TO DO: Below this line is a listing that includes pictures. Copy exactly, and only, the lines from the one containing "Clone this chart in Plotly." through the one containing "import plotly.graph_objects as go"; the pictures do not go in the copy.

MATERIAL FOR THIS TASK:
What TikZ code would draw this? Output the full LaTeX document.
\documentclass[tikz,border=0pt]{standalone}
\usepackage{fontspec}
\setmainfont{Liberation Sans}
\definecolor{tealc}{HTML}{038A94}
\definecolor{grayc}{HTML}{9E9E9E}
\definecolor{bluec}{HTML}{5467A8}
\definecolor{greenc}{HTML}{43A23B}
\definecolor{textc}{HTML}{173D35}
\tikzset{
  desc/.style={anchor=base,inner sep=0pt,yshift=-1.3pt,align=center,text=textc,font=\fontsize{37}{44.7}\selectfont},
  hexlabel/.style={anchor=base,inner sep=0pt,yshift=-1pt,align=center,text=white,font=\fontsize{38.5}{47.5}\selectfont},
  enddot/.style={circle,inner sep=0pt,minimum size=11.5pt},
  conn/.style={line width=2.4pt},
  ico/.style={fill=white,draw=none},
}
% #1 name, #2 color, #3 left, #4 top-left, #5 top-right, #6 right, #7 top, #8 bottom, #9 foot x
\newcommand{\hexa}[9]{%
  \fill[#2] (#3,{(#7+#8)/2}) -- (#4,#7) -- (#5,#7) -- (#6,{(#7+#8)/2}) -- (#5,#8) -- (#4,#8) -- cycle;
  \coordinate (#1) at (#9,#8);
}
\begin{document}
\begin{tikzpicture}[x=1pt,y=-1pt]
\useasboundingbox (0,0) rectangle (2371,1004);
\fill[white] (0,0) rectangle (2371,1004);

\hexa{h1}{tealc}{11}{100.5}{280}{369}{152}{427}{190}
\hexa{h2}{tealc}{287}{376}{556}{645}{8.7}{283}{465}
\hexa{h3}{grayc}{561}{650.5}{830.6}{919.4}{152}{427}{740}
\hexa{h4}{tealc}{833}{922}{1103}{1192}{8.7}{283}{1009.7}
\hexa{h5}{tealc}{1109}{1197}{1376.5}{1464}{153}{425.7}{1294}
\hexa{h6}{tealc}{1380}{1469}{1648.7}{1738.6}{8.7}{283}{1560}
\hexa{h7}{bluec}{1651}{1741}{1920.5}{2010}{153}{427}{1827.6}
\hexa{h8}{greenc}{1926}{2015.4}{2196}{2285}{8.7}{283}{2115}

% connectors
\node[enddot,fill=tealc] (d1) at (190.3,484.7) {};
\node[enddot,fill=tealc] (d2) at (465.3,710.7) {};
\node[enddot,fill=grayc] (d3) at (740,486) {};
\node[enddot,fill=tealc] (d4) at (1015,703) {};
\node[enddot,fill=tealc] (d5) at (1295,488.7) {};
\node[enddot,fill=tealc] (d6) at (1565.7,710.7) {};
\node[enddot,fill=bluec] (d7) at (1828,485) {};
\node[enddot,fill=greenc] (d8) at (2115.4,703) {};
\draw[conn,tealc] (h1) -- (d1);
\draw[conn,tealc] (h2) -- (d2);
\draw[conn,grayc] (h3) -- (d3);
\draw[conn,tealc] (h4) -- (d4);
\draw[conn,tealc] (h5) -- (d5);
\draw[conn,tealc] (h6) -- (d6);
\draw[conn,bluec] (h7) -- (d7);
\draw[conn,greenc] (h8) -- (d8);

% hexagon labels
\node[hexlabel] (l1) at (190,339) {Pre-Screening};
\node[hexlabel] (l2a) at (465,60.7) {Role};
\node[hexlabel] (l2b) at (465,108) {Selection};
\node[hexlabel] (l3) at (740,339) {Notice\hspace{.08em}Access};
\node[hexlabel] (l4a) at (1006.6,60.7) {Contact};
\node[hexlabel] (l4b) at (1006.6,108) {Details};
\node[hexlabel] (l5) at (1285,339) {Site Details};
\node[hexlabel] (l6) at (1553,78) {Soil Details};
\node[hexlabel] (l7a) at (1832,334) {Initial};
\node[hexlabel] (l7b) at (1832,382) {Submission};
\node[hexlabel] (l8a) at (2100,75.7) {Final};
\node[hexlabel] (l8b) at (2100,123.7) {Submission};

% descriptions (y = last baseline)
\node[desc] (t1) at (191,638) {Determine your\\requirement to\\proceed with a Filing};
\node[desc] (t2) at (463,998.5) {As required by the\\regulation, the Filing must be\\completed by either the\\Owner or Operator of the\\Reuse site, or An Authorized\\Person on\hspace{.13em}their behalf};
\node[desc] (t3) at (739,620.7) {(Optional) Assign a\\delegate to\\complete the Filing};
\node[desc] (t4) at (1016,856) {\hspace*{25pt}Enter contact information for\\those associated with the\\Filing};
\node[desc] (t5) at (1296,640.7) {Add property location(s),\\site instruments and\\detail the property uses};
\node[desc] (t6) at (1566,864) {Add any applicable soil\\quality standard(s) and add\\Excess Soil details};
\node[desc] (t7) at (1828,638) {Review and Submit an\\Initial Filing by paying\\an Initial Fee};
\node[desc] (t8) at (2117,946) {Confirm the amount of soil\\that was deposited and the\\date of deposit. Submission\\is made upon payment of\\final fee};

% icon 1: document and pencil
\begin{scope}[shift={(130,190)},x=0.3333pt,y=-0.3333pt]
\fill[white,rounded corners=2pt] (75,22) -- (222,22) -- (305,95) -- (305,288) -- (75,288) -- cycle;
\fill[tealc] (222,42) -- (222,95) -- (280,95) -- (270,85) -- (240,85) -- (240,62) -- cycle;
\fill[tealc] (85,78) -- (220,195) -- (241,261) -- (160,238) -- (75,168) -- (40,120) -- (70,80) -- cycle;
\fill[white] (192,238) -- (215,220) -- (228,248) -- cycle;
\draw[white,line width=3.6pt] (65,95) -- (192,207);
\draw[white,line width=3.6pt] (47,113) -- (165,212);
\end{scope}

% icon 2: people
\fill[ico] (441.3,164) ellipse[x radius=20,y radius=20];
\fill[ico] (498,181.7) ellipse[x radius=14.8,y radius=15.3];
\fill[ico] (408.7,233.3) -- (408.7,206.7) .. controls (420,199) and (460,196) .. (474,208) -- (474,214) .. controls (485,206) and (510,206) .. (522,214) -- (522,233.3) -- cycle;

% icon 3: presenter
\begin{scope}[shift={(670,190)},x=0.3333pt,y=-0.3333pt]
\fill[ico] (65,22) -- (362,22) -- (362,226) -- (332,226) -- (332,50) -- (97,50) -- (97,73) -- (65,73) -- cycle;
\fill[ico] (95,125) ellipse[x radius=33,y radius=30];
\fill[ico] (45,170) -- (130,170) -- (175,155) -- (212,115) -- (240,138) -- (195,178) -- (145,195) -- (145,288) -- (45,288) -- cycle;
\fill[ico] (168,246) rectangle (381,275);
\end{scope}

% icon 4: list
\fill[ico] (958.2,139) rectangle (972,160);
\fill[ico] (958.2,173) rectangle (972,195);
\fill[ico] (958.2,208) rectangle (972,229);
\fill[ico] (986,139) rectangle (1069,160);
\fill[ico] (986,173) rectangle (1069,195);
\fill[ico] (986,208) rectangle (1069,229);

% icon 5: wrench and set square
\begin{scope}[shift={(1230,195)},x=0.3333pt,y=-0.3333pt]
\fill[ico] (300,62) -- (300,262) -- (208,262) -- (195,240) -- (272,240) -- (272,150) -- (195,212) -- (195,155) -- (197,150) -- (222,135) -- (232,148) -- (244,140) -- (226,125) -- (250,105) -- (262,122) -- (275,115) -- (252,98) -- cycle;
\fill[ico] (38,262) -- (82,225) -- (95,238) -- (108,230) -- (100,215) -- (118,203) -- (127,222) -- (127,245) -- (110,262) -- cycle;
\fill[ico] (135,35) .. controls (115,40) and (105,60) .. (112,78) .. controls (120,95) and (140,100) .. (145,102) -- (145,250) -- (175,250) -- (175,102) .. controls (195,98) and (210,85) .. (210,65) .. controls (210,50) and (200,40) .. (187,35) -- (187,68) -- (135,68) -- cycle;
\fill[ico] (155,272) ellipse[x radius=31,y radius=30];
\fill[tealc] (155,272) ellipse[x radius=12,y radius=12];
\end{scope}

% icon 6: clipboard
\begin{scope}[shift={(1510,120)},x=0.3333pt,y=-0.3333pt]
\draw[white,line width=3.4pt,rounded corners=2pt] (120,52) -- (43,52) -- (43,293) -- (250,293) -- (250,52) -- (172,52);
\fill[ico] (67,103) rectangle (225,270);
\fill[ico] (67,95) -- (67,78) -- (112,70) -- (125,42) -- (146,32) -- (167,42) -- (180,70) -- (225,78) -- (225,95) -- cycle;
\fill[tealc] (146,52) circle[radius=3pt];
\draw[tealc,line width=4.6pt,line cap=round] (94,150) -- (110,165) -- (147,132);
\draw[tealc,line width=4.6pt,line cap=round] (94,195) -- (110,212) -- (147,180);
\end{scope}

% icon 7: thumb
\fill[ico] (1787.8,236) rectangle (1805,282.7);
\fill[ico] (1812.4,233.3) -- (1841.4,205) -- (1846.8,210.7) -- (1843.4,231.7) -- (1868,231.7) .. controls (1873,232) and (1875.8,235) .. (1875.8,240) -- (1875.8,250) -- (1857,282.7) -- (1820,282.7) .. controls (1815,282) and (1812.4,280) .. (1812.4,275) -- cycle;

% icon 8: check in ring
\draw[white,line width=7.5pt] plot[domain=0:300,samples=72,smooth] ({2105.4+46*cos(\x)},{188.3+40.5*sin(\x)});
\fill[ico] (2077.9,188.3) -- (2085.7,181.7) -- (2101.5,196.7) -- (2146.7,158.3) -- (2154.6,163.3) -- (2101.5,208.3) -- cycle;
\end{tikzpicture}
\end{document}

--

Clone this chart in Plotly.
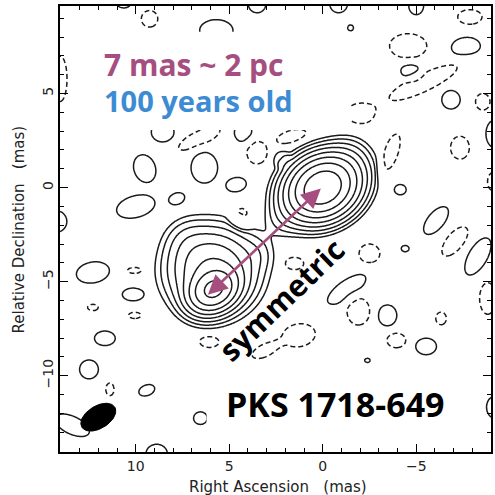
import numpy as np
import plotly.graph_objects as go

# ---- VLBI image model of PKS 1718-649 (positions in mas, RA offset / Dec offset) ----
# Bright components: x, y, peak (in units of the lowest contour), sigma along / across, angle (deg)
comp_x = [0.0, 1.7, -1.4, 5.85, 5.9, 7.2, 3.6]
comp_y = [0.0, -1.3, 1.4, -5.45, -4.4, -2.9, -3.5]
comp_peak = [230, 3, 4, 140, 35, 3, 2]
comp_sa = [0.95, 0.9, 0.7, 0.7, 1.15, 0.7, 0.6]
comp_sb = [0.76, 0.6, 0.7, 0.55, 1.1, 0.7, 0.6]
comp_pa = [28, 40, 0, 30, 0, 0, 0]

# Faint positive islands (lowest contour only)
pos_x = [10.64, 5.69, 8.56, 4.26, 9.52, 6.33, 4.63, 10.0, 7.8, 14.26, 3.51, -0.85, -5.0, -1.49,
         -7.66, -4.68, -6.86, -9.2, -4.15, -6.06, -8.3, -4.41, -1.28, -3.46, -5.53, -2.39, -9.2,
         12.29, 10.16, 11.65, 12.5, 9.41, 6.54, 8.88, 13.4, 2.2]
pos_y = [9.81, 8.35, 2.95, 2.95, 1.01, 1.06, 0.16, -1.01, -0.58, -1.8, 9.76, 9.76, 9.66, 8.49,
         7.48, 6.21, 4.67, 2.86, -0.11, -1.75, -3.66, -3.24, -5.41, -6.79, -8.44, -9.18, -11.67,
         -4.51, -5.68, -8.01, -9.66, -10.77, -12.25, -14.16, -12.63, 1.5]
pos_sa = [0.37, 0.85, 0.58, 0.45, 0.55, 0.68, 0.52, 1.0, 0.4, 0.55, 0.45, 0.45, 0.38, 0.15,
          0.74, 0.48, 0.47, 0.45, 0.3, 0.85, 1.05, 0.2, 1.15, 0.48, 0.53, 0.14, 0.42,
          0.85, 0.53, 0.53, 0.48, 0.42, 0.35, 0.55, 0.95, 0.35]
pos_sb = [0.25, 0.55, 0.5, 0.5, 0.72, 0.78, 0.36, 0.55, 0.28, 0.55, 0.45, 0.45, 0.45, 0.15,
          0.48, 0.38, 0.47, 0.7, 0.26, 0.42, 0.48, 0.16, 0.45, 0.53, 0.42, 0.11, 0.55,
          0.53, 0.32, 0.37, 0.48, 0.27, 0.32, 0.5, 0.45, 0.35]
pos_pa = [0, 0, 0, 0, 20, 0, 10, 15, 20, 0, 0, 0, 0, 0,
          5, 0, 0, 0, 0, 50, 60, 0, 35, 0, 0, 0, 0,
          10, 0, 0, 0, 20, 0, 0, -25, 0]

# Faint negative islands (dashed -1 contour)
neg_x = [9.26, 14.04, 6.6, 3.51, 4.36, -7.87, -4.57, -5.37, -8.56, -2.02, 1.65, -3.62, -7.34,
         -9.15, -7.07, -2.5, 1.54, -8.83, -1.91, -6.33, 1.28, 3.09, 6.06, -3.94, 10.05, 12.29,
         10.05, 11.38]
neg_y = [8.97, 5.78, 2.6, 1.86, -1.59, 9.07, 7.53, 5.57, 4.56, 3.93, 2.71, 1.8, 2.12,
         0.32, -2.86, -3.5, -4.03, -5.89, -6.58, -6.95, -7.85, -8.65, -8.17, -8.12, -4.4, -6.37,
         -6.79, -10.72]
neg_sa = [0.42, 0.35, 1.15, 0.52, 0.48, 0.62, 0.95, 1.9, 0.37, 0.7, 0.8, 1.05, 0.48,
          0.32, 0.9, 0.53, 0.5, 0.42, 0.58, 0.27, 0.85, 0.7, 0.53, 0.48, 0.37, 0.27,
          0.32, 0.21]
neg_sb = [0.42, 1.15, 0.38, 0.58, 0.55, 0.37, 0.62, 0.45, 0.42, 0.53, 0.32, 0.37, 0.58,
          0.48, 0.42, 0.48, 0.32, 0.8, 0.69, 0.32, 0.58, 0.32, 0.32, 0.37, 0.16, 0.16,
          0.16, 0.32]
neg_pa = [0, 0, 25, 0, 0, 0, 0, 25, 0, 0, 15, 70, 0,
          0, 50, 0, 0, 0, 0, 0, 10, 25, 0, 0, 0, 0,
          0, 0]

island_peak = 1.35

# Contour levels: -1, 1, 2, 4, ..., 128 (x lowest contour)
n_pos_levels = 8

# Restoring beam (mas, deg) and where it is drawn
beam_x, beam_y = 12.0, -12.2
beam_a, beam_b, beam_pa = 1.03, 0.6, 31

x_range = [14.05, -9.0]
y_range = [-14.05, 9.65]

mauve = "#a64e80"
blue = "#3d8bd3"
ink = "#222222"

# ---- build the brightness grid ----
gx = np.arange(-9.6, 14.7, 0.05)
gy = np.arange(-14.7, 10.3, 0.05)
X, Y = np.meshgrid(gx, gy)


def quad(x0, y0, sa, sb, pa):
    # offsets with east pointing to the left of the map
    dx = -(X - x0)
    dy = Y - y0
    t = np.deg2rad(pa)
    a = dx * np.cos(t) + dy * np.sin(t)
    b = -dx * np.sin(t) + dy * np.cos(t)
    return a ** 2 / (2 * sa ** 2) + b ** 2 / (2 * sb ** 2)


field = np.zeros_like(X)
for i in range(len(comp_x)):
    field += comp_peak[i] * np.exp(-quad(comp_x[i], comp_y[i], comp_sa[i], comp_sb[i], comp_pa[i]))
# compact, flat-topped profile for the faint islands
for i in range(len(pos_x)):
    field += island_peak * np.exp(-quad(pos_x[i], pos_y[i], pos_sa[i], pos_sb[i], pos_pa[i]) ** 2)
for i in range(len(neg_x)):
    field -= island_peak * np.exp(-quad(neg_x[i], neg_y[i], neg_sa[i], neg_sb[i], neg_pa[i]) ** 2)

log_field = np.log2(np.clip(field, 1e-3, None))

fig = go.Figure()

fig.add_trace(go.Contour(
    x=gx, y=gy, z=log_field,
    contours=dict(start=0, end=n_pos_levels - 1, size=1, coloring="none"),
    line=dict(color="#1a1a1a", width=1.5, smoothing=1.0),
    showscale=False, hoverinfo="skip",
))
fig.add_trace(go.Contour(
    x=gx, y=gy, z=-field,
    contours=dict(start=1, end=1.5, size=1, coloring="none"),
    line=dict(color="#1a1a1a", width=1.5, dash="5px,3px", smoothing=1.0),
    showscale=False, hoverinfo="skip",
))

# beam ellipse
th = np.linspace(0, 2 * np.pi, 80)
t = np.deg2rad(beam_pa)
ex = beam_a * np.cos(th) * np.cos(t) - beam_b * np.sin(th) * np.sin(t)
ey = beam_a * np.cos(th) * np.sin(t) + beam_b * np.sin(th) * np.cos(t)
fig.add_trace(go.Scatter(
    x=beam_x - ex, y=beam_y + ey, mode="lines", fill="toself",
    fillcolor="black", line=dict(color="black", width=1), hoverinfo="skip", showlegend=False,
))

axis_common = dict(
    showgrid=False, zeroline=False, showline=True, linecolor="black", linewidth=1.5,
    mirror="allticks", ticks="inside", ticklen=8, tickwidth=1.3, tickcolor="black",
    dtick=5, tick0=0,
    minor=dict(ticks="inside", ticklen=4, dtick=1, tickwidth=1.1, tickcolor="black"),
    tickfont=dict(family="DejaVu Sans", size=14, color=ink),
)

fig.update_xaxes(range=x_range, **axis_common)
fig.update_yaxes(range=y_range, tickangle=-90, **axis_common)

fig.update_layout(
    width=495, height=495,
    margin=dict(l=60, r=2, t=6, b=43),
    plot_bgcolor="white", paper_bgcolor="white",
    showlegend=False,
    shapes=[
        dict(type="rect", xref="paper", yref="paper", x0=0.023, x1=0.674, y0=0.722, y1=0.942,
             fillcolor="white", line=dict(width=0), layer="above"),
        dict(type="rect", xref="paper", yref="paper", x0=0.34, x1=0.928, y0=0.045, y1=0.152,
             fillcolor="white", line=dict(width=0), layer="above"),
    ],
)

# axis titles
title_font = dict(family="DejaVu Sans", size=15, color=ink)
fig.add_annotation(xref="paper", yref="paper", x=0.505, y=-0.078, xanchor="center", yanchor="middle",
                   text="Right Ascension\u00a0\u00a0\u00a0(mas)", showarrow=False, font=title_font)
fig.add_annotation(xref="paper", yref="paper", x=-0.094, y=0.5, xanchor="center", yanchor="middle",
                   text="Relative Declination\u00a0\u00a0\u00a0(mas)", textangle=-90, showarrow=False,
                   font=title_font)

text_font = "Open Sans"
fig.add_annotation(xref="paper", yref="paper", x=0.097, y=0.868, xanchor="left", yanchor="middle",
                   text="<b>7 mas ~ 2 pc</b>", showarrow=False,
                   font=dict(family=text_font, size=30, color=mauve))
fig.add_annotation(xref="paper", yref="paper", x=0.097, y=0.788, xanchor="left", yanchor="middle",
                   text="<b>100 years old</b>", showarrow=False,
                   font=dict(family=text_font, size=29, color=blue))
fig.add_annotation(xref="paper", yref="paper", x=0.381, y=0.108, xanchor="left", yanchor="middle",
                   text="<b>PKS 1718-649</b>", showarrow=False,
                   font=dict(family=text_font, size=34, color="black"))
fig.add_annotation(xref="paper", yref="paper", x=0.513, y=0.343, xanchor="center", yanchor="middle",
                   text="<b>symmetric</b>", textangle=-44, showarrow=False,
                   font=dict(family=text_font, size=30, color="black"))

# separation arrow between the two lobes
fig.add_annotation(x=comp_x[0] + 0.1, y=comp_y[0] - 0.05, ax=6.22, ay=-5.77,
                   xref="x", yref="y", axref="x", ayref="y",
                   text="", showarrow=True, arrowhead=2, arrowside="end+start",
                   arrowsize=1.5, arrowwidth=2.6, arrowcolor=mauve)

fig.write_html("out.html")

SOLVED EXERCISE:
Clone this chart in Plotly.
import numpy as np
import plotly.graph_objects as go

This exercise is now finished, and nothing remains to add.